Provided data:
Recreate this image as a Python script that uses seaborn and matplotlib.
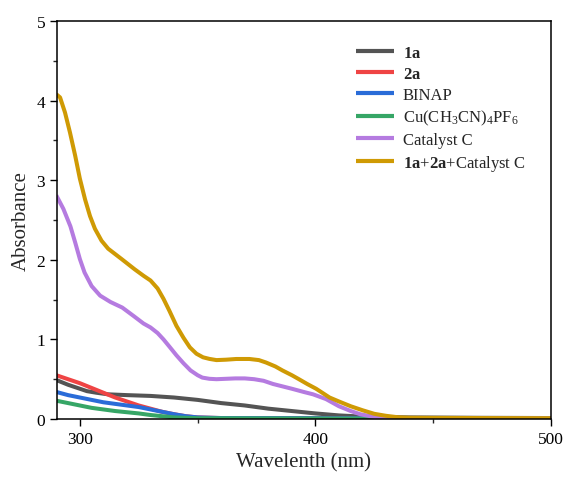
import numpy as np
import pandas as pd
import matplotlib
matplotlib.use("Agg")
import matplotlib.pyplot as plt
from matplotlib.ticker import MultipleLocator
import seaborn as sns

# ---- data ----
wl_1a = [290, 295, 299, 303, 307, 312, 320, 330, 340, 350, 360, 370, 380, 390, 400, 410, 420, 440, 470, 500]
ab_1a = [0.49, 0.43, 0.39, 0.35, 0.33, 0.31, 0.30, 0.29, 0.27, 0.24, 0.20, 0.17, 0.13, 0.10, 0.07, 0.045, 0.03, 0.02, 0.015, 0.012]

wl_2a = [290, 295, 300, 305, 310, 315, 320, 325, 330, 335, 340, 345, 350, 360, 400, 500]
ab_2a = [0.55, 0.50, 0.45, 0.39, 0.33, 0.27, 0.22, 0.17, 0.13, 0.09, 0.06, 0.035, 0.02, 0.012, 0.01, 0.008]

wl_binap = [290, 295, 300, 305, 310, 315, 320, 325, 330, 335, 340, 345, 350, 360, 400, 500]
ab_binap = [0.34, 0.30, 0.27, 0.24, 0.21, 0.19, 0.17, 0.15, 0.12, 0.09, 0.06, 0.035, 0.02, 0.012, 0.01, 0.008]

wl_cu = [290, 295, 300, 305, 310, 315, 320, 325, 330, 335, 340, 350, 400, 500]
ab_cu = [0.23, 0.20, 0.17, 0.14, 0.12, 0.10, 0.085, 0.07, 0.05, 0.035, 0.02, 0.01, 0.006, 0.005]

wl_cat = [290, 293, 296, 298, 300, 302, 305, 308.6, 313, 318, 323, 327, 330, 333, 335.5, 338, 341, 344, 347, 350,
          352, 355, 358, 362, 366, 370, 374, 378, 382, 386, 390, 395, 399, 404.5, 410, 415, 419, 425, 430, 440, 500]
ab_cat = [2.81, 2.64, 2.42, 2.22, 2.01, 1.84, 1.67, 1.55, 1.47, 1.40, 1.29, 1.20, 1.15, 1.08, 1.00, 0.91, 0.80, 0.70, 0.61, 0.55,
          0.52, 0.505, 0.50, 0.505, 0.51, 0.51, 0.50, 0.48, 0.44, 0.41, 0.38, 0.34, 0.31, 0.25, 0.16, 0.10, 0.06, 0.025, 0.015, 0.01, 0.008]

wl_mix = [290, 291.6, 293.7, 295.8, 298, 300, 302.2, 304.3, 306.4, 309.2, 312, 317.7, 323.3, 327, 330, 333, 335.5, 338,
          341, 344, 346.7, 349.5, 352.3, 355, 358, 362, 366.4, 372, 376, 379, 383, 386, 390, 393, 396.5, 400.3, 406,
          410, 415, 420, 425, 430, 435, 440, 450, 470, 500]
ab_mix = [4.08, 4.04, 3.85, 3.60, 3.31, 3.02, 2.76, 2.55, 2.39, 2.24, 2.14, 2.01, 1.88, 1.80, 1.74, 1.64, 1.51, 1.36,
          1.17, 1.02, 0.90, 0.82, 0.775, 0.755, 0.74, 0.745, 0.754, 0.754, 0.74, 0.71, 0.66, 0.61, 0.55, 0.50, 0.44, 0.38, 0.27,
          0.22, 0.16, 0.11, 0.065, 0.04, 0.022, 0.016, 0.014, 0.012, 0.01]

labels = [r"$\mathbf{1a}$", r"$\mathbf{2a}$", "BINAP", r"Cu(CH$_3$CN)$_4$PF$_6$", "Catalyst C",
          r"$\mathbf{1a}$+$\mathbf{2a}$+Catalyst C"]
series = [(wl_1a, ab_1a), (wl_2a, ab_2a), (wl_binap, ab_binap), (wl_cu, ab_cu), (wl_cat, ab_cat), (wl_mix, ab_mix)]
colors = ["#545454", "#ef4444", "#2a6cd8", "#36a666", "#b57be0", "#cf9a04"]

frames = []
for lab, (w, a) in zip(labels, series):
    frames.append(pd.DataFrame({"Wavelength": w, "Absorbance": a, "Sample": lab}))
df = pd.concat(frames, ignore_index=True)

# ---- style ----
sns.set_style("ticks")
plt.rcParams["font.family"] = ["Liberation Serif", "DejaVu Serif"]
plt.rcParams["mathtext.fontset"] = "custom"
plt.rcParams["mathtext.rm"] = "Liberation Serif"
plt.rcParams["mathtext.it"] = "Liberation Serif:italic"
plt.rcParams["mathtext.bf"] = "Liberation Serif:bold"

fig = plt.figure(figsize=(5.63, 4.81), dpi=100)
ax = fig.add_axes([57 / 563, 1 - 420 / 481, (551 - 57) / 563, (420 - 22) / 481])

sns.lineplot(data=df, x="Wavelength", y="Absorbance", hue="Sample", hue_order=labels,
             palette=dict(zip(labels, colors)), linewidth=2.9, ax=ax, sort=True, estimator=None)
for ln in ax.get_lines():
    ln.set_solid_joinstyle("round")
    ln.set_solid_capstyle("butt")

ax.set_xlim(290.3, 500)
ax.set_ylim(0, 5)
ax.xaxis.set_major_locator(MultipleLocator(100))
ax.xaxis.set_minor_locator(MultipleLocator(50))
ax.yaxis.set_major_locator(MultipleLocator(1))
ax.yaxis.set_minor_locator(MultipleLocator(0.5))
ax.tick_params(which="major", direction="out", length=5, width=1, labelsize=12.5, colors="black")
ax.tick_params(which="minor", direction="out", length=3, width=1)
for s in ax.spines.values():
    s.set_linewidth(1.1)
    s.set_color("black")
    s.set_visible(True)

ax.set_xlabel("Wavelenth (nm)", fontsize=15)
ax.set_ylabel("Absorbance", fontsize=15)

leg = ax.legend(loc="upper left", bbox_to_anchor=(356 / 563, 1 - 46 / 481), bbox_transform=fig.transFigure,
                frameon=False, fontsize=12, handlelength=2.3, handletextpad=0.5, labelspacing=0.3,
                borderaxespad=0, borderpad=0)
for line in leg.get_lines():
    line.set_linewidth(3.0)

fig.savefig("out.png", dpi=100)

Task requirements:
Make an exact copy of the data, leaving its pictures out.

Result of the exercise:
Recreate this image as a Python script that uses seaborn and matplotlib.
import numpy as np
import pandas as pd
import matplotlib
matplotlib.use("Agg")
import matplotlib.pyplot as plt
from matplotlib.ticker import MultipleLocator
import seaborn as sns

# ---- data ----
wl_1a = [290, 295, 299, 303, 307, 312, 320, 330, 340, 350, 360, 370, 380, 390, 400, 410, 420, 440, 470, 500]
ab_1a = [0.49, 0.43, 0.39, 0.35, 0.33, 0.31, 0.30, 0.29, 0.27, 0.24, 0.20, 0.17, 0.13, 0.10, 0.07, 0.045, 0.03, 0.02, 0.015, 0.012]

wl_2a = [290, 295, 300, 305, 310, 315, 320, 325, 330, 335, 340, 345, 350, 360, 400, 500]
ab_2a = [0.55, 0.50, 0.45, 0.39, 0.33, 0.27, 0.22, 0.17, 0.13, 0.09, 0.06, 0.035, 0.02, 0.012, 0.01, 0.008]

wl_binap = [290, 295, 300, 305, 310, 315, 320, 325, 330, 335, 340, 345, 350, 360, 400, 500]
ab_binap = [0.34, 0.30, 0.27, 0.24, 0.21, 0.19, 0.17, 0.15, 0.12, 0.09, 0.06, 0.035, 0.02, 0.012, 0.01, 0.008]

wl_cu = [290, 295, 300, 305, 310, 315, 320, 325, 330, 335, 340, 350, 400, 500]
ab_cu = [0.23, 0.20, 0.17, 0.14, 0.12, 0.10, 0.085, 0.07, 0.05, 0.035, 0.02, 0.01, 0.006, 0.005]

wl_cat = [290, 293, 296, 298, 300, 302, 305, 308.6, 313, 318, 323, 327, 330, 333, 335.5, 338, 341, 344, 347, 350,
          352, 355, 358, 362, 366, 370, 374, 378, 382, 386, 390, 395, 399, 404.5, 410, 415, 419, 425, 430, 440, 500]
ab_cat = [2.81, 2.64, 2.42, 2.22, 2.01, 1.84, 1.67, 1.55, 1.47, 1.40, 1.29, 1.20, 1.15, 1.08, 1.00, 0.91, 0.80, 0.70, 0.61, 0.55,
          0.52, 0.505, 0.50, 0.505, 0.51, 0.51, 0.50, 0.48, 0.44, 0.41, 0.38, 0.34, 0.31, 0.25, 0.16, 0.10, 0.06, 0.025, 0.015, 0.01, 0.008]

wl_mix = [290, 291.6, 293.7, 295.8, 298, 300, 302.2, 304.3, 306.4, 309.2, 312, 317.7, 323.3, 327, 330, 333, 335.5, 338,
          341, 344, 346.7, 349.5, 352.3, 355, 358, 362, 366.4, 372, 376, 379, 383, 386, 390, 393, 396.5, 400.3, 406,
          410, 415, 420, 425, 430, 435, 440, 450, 470, 500]
ab_mix = [4.08, 4.04, 3.85, 3.60, 3.31, 3.02, 2.76, 2.55, 2.39, 2.24, 2.14, 2.01, 1.88, 1.80, 1.74, 1.64, 1.51, 1.36,
          1.17, 1.02, 0.90, 0.82, 0.775, 0.755, 0.74, 0.745, 0.754, 0.754, 0.74, 0.71, 0.66, 0.61, 0.55, 0.50, 0.44, 0.38, 0.27,
          0.22, 0.16, 0.11, 0.065, 0.04, 0.022, 0.016, 0.014, 0.012, 0.01]

labels = [r"$\mathbf{1a}$", r"$\mathbf{2a}$", "BINAP", r"Cu(CH$_3$CN)$_4$PF$_6$", "Catalyst C",
          r"$\mathbf{1a}$+$\mathbf{2a}$+Catalyst C"]
series = [(wl_1a, ab_1a), (wl_2a, ab_2a), (wl_binap, ab_binap), (wl_cu, ab_cu), (wl_cat, ab_cat), (wl_mix, ab_mix)]
colors = ["#545454", "#ef4444", "#2a6cd8", "#36a666", "#b57be0", "#cf9a04"]

frames = []
for lab, (w, a) in zip(labels, series):
    frames.append(pd.DataFrame({"Wavelength": w, "Absorbance": a, "Sample": lab}))
df = pd.concat(frames, ignore_index=True)

# ---- style ----
sns.set_style("ticks")
plt.rcParams["font.family"] = ["Liberation Serif", "DejaVu Serif"]
plt.rcParams["mathtext.fontset"] = "custom"
plt.rcParams["mathtext.rm"] = "Liberation Serif"
plt.rcParams["mathtext.it"] = "Liberation Serif:italic"
plt.rcParams["mathtext.bf"] = "Liberation Serif:bold"

fig = plt.figure(figsize=(5.63, 4.81), dpi=100)
ax = fig.add_axes([57 / 563, 1 - 420 / 481, (551 - 57) / 563, (420 - 22) / 481])

sns.lineplot(data=df, x="Wavelength", y="Absorbance", hue="Sample", hue_order=labels,
             palette=dict(zip(labels, colors)), linewidth=2.9, ax=ax, sort=True, estimator=None)
for ln in ax.get_lines():
    ln.set_solid_joinstyle("round")
    ln.set_solid_capstyle("butt")

ax.set_xlim(290.3, 500)
ax.set_ylim(0, 5)
ax.xaxis.set_major_locator(MultipleLocator(100))
ax.xaxis.set_minor_locator(MultipleLocator(50))
ax.yaxis.set_major_locator(MultipleLocator(1))
ax.yaxis.set_minor_locator(MultipleLocator(0.5))
ax.tick_params(which="major", direction="out", length=5, width=1, labelsize=12.5, colors="black")
ax.tick_params(which="minor", direction="out", length=3, width=1)
for s in ax.spines.values():
    s.set_linewidth(1.1)
    s.set_color("black")
    s.set_visible(True)

ax.set_xlabel("Wavelenth (nm)", fontsize=15)
ax.set_ylabel("Absorbance", fontsize=15)

leg = ax.legend(loc="upper left", bbox_to_anchor=(356 / 563, 1 - 46 / 481), bbox_transform=fig.transFigure,
                frameon=False, fontsize=12, handlelength=2.3, handletextpad=0.5, labelspacing=0.3,
                borderaxespad=0, borderpad=0)
for line in leg.get_lines():
    line.set_linewidth(3.0)

fig.savefig("out.png", dpi=100)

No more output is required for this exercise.